Constructing an $n\times n$ matrix with one eigenvalue If there is an $n\times n$ matrix with one eigenvalue, that must mean that the equation $(A-λI)=0$ vector has only one nontrivial solution. But how would I find a matrix $A$ like that? 
 A: the $0$ matrix works.${}{}{}{}{}$
A: A diagonal matrix with only $\lambda$ on the diagonal. But you should be more general with $(A-\lambda I)^n=0$ instead. Then you might be able to put some $1$'s right above the diagonal. Try a bunch of those.

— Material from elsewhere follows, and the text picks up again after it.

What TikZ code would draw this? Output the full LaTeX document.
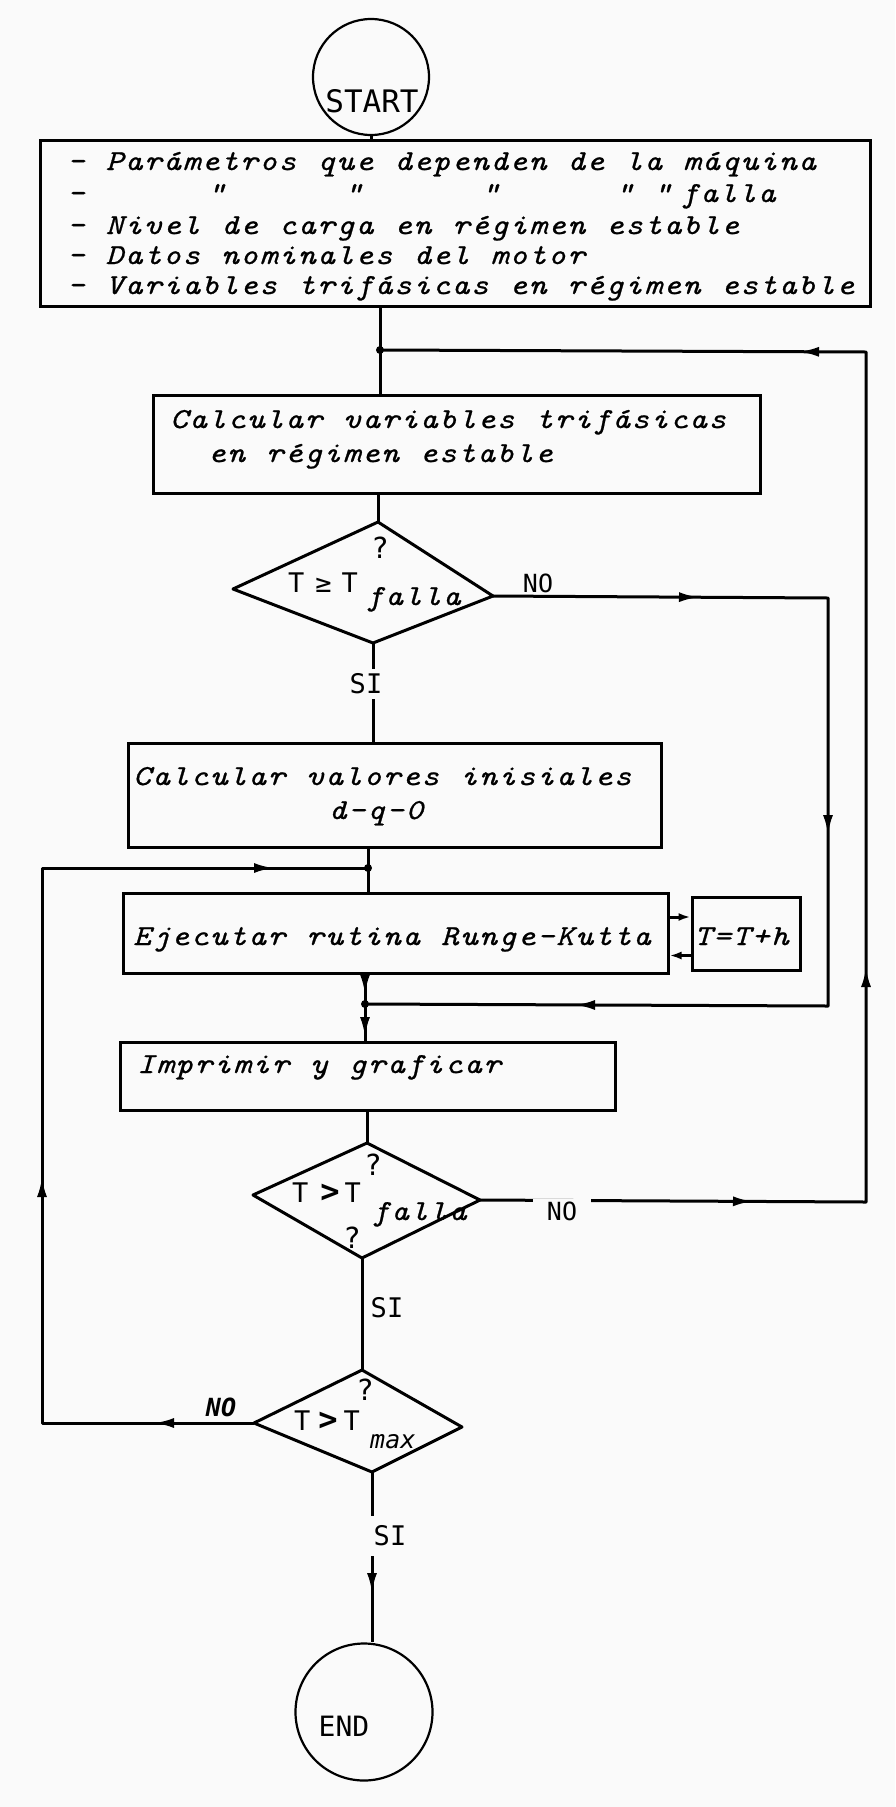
\documentclass[tikz,border=0pt]{standalone}
\usepackage{fontspec}
\usetikzlibrary{arrows.meta,decorations.markings}
\newfontfamily\scr{lmmono10-italic.otf}[FakeStretch=1.15,LetterSpace=5.9,WordSpace=1.097,FakeBold=0.8]
\newfontfamily\lbl{DejaVu Sans Mono}
\definecolor{bg}{RGB}{250,250,250}
\tikzset{
  ln/.style={line width=3pt, line join=round},
  boxnode/.style={draw, line width=3pt, rectangle, inner sep=0pt},
  dia/.style={line width=3pt, line join=round},
  term/.style={draw, line width=2.2pt, circle, inner sep=0pt},
  stxt/.style={inner sep=0pt, anchor=base west, font=\scr\fontsize{29}{31}\selectfont},
  ltxt/.style={inner sep=0pt, font=\lbl\fontsize{27}{30}\selectfont},
  qtxt/.style={inner sep=0pt, font=\lbl\fontsize{29}{31}\selectfont},
  cut/.style={fill=bg, inner xsep=14pt, inner ysep=3pt},
  jdot/.style={circle, fill, inner sep=0pt, minimum size=8pt},
  marr/.style={postaction={decorate, decoration={markings, mark=at position #1 with {\arrow{Latex[length=20pt,width=10pt]}}}}},
  smarr/.style={-{Latex[length=12pt,width=8pt]}},
}
\newcommand{\bigrel}[1]{{\bfseries\fontsize{32}{32}\selectfont #1}}
\begin{document}
\begin{tikzpicture}[x=1pt,y=-1pt]
\fill[bg] (0,0) rectangle (895,1807);
\useasboundingbox (0,0) rectangle (895,1807);

% ---------- nodes ----------
\node[term, minimum size=116pt] (start) at (371,77) {};
\node[ltxt, font=\lbl\fontsize{31}{32}\selectfont] (starttxt) at (372,101) {START};

\node[boxnode, minimum width=830pt, minimum height=166pt] (b1) at (455,223) {};
\node[stxt] (l1) at (67,170) {- Parámetros que dependen de la máquina};
\node[stxt] (l2) at (67,202) {-};
\node[stxt, anchor=base] (q1) at (216,202) {"};
\node[stxt, anchor=base] (q2) at (353,202) {"};
\node[stxt, anchor=base] (q3) at (490,202) {"};
\node[stxt, anchor=base] (q4) at (624,202) {"};
\node[stxt, anchor=base] (q5) at (662,202) {"};
\node[stxt] (l2f) at (681,202) {falla};
\node[stxt] (l3) at (67,234) {- Nivel de carga en régimen estable};
\node[stxt] (l4) at (67,264) {- Datos nominales del motor};
\node[stxt] (l5) at (67,294) {- Variables trifásicas en régimen estable};

\node[boxnode, minimum width=607pt, minimum height=98pt] (b2) at (456.5,444) {};
\node[stxt] (b2a) at (170,428) {Calcular variables trifásicas};
\node[stxt] (b2b) at (208,462) {en régimen estable};

\coordinate (d1n) at (378,522);
\coordinate (d1e) at (493,596);
\coordinate (d1s) at (373,643);
\coordinate (d1w) at (233,589);
\node[qtxt] (d1q) at (380,548) {?};
\node[ltxt, anchor=base west] (d1t) at (288,592) {T\hspace{11pt}≥\hspace{10pt}T};
\node[stxt] (d1f) at (366,605) {falla};

\node[boxnode, minimum width=533pt, minimum height=104pt] (b3) at (394.5,795) {};
\node[stxt] (b3a) at (133,785) {Calcular valores inisiales};
\node[stxt, anchor=base] (b3b) at (376,819) {d-q-0};

\node[boxnode, minimum width=545pt, minimum height=80pt] (b4) at (395.5,933) {};
\node[stxt] (b4a) at (133,945) {Ejecutar rutina Runge-Kutta};
\node[boxnode, minimum width=108pt, minimum height=73pt] (bt) at (746,933.5) {};
\node[stxt] (bta) at (694,945) {T=T+h};

\node[boxnode, minimum width=495pt, minimum height=68pt] (b5) at (367.5,1076) {};
\node[stxt] (b5a) at (137,1073) {Imprimir y graficar};

\coordinate (d2n) at (367,1143);
\coordinate (d2e) at (480,1200);
\coordinate (d2s) at (362,1258);
\coordinate (d2w) at (253,1195);
\node[qtxt] (d2q) at (373,1165) {?};
\node[ltxt, anchor=base west] (d2t) at (292,1202) {T\hspace{12pt}\bigrel{>}\hspace{5pt}T};
\node[stxt] (d2f) at (372,1220) {falla};
\node[qtxt] (d2q2) at (352,1238) {?};

\coordinate (d3n) at (362,1370);
\coordinate (d3e) at (462,1427);
\coordinate (d3s) at (372,1472);
\coordinate (d3w) at (254,1423);
\node[qtxt] (d3q) at (365,1390) {?};
\node[ltxt, anchor=base west] (d3t) at (294,1430) {T\hspace{8pt}\bigrel{>}\hspace{6pt}T};
\node[ltxt, anchor=base west, font=\lbl\itshape\fontsize{25}{27}\selectfont] (d3m) at (370,1448) {max};

\node[term, minimum size=137pt] (endc) at (364,1712) {};
\node[ltxt, font=\lbl\fontsize{28}{30}\selectfont] (endtxt) at (344,1726) {END};

% junctions and bends
\coordinate (j1) at (380,350);
\coordinate (j2) at (368,868);
\coordinate (j3) at (365,1004);
\coordinate (rtop) at (866,352);
\coordinate (rbot) at (866,1202);
\coordinate (mtop) at (828,598);
\coordinate (mbot) at (828,1006);
\coordinate (ltop) at (42,868);
\coordinate (lbot) at (42,1423);

% ---------- shapes ----------
\draw[dia] (d1n) -- (d1e) -- (d1s) -- (d1w) -- cycle;
\draw[dia] (d2n) -- (d2e) -- (d2s) -- (d2w) -- cycle;
\draw[dia] (d3n) -- (d3e) -- (d3s) -- (d3w) -- cycle;

% ---------- connectors ----------
\draw[ln] (start.south) -- (start.south |- b1.north);
\draw[ln] (j1 |- b1.south) -- (j1) -- (j1 |- b2.north);
\draw[ln] (d1n |- b2.south) -- (d1n);
\draw[ln] (d1s) -- (d1s |- b3.north);
\draw[ln] (j2 |- b3.south) -- (j2) -- (j2 |- b4.north);
\draw[ln, marr=20pt] (j3 |- b4.south) -- (j3);
\draw[ln, marr=33pt] (j3) -- (j3 |- b5.north);
\draw[ln] (d2n |- b5.south) -- (d2n);
\draw[ln] (d2s) -- (d3n);
\draw[ln, marr=121pt] (d3s) -- (d3s |- endc.north);

\draw[ln, marr=206pt, marr=572pt, marr=996pt] (d1e) -- (mtop) -- (mbot) -- (j3);
\draw[ln, marr=273pt, marr=621pt, marr=1303pt] (d2e) -- (rbot) -- (rtop) -- (j1);
\draw[ln, marr=100pt, marr=458pt, marr=999pt] (d3w) -- (lbot) -- (ltop) -- (j2);

\draw[ln, smarr] ([yshift=16pt]b4.east) -- ([yshift=16pt]b4.east -| bt.west);
\draw[ln, smarr] ([yshift=-22pt]bt.west) -- ([yshift=-22pt]bt.west -| b4.east);

\node[jdot] (dj1) at (j1) {};
\node[jdot] (dj2) at (j2) {};
\node[jdot] (dj3) at (j3) {};

% ---------- labels ----------
\node[ltxt, font=\lbl\fontsize{25}{27}\selectfont] (no1) at (538,583) {NO};
\node[ltxt, cut, minimum height=30pt] (si1) at (366,684) {SI};
\node[ltxt, cut, font=\lbl\fontsize{25}{27}\selectfont] (no2) at (562,1211) {NO};
\node[ltxt] (si2) at (387,1308) {SI};
\node[ltxt, font=\lbl\bfseries\itshape\fontsize{25}{27}\selectfont] (no3) at (221,1407) {NO};
\node[ltxt, cut, inner xsep=3pt, minimum height=40pt] (si3) at (390,1536) {SI};
\end{tikzpicture}
\end{document}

A: Let's say we are working in $n$ dimensional space. We need to be clear about what we mean by one eigenvalue. Do you mean a single eigenvalue with geometric multiplicity $n$? In which case the matrix $cI$ fits the bill: it has only one eigenvalue, $c$, and the corresponding eigenspace is dimension $n$. I believe this is what you mean because you wrote that you want $A-\lambda I=0$ to have only one solution in $\lambda$, in which case $A=\lambda I$, where we just get to pick the constant. However, note that we don't find eigenvalues by finding solutions to $A-\lambda I = 0$, but rather finding solutions to $\det(A-\lambda I)=0$, this is an important distinction.
Or do you mean a single eigenvalue with geometric multiplicity $1$, in which case the matrix with $c$ along diagonal and $1$ along super diagonal is what we want. It's only going to have a one-dimensional eigenspace and there will be no other eigenvalues.